Here’s the place I’ve been spending a lot of time, lately: my video editor.

I edit using a program now called Sony Vegas; I am not a fan of Sony and their practices in the areas of copy protection and manipulation of law, but the fact remains that for the moment, Vegas is still an excellent program, the product of a group called Madison Software who created a number of excellent programs for sound and video before being absorbed a few years back. Sony has unfortunately made the software progressively hostile to anyone not using Sony equipment but generally has allowed the program to be what it always was: shockingly easy to use, slick to be creative in, and best of all, fast.

I generally don’t encourage people to edit like I do, but it works for me. I’ve read a lot on how various filmmakers have done movies and the fact is that everyone does things slightly differently, but for me, I have built this methodical process that takes a lot of time on the front end but then allows me very fast freedom at the end.

With over 120 hours of recorded interviews, it is cost prohibitive for me to keep all the footage around on drives. (It would take, roughly, 29 terabytes of disk space to keep it all “live”). There’s some great trickery out there where you make a much smaller version of footage, edit with THAT, and then at the end attach drives as you go to pull in all the stuff you need; I find that hopelessly cumbersome. So, instead I do something else cumbersome: I watch all the footage, and re-render out lossless clips with names indicating what the file contains. This is what’s in the upper corner of the screenshot. (You can also make out that I add rough ratings to clips like KEEPER, ABSOLUTE KEEPER and so on, just as a little note to myself down the line.)

After months of effort, I end up with about 4,000 clips, probably totalling 40-50 hours, out of the original 120 (the rest is setting up, me asking questions, answers where the answers is essentially “I don’t know”, and so on). From this I split them down further into groupings of discussion - I know, for example, that very little about a specific product will end up in another section about historical items far predating that object.

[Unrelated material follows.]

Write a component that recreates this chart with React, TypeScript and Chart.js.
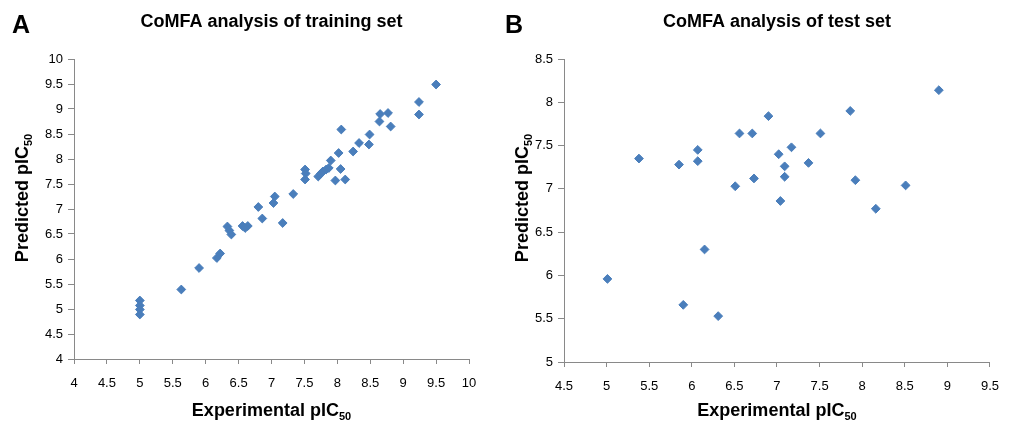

Somewhere in here is an undefinable quality, where I remember someone said something relevant, even though there’s no other indication they did in the description or the subject. Other times, I bump a bunch of people together saying the same thing, and then choose the best example. And even more fun are sequences where I can get 2-3 people discussing the same subject from different distinct angles. Those are fun to find and to watch.

If this sounds long and tedious, you’re half-right. It’s definitely long, but it’s never tedious. I love going through footage, remembering the journey to get that shot, the questions I asked, the meals and sights I saw on that trip. And when it just clicks up against another clip shot months or years apart, I just love watching things flow.

Again, my approach isn’t for everyone. But it works for me.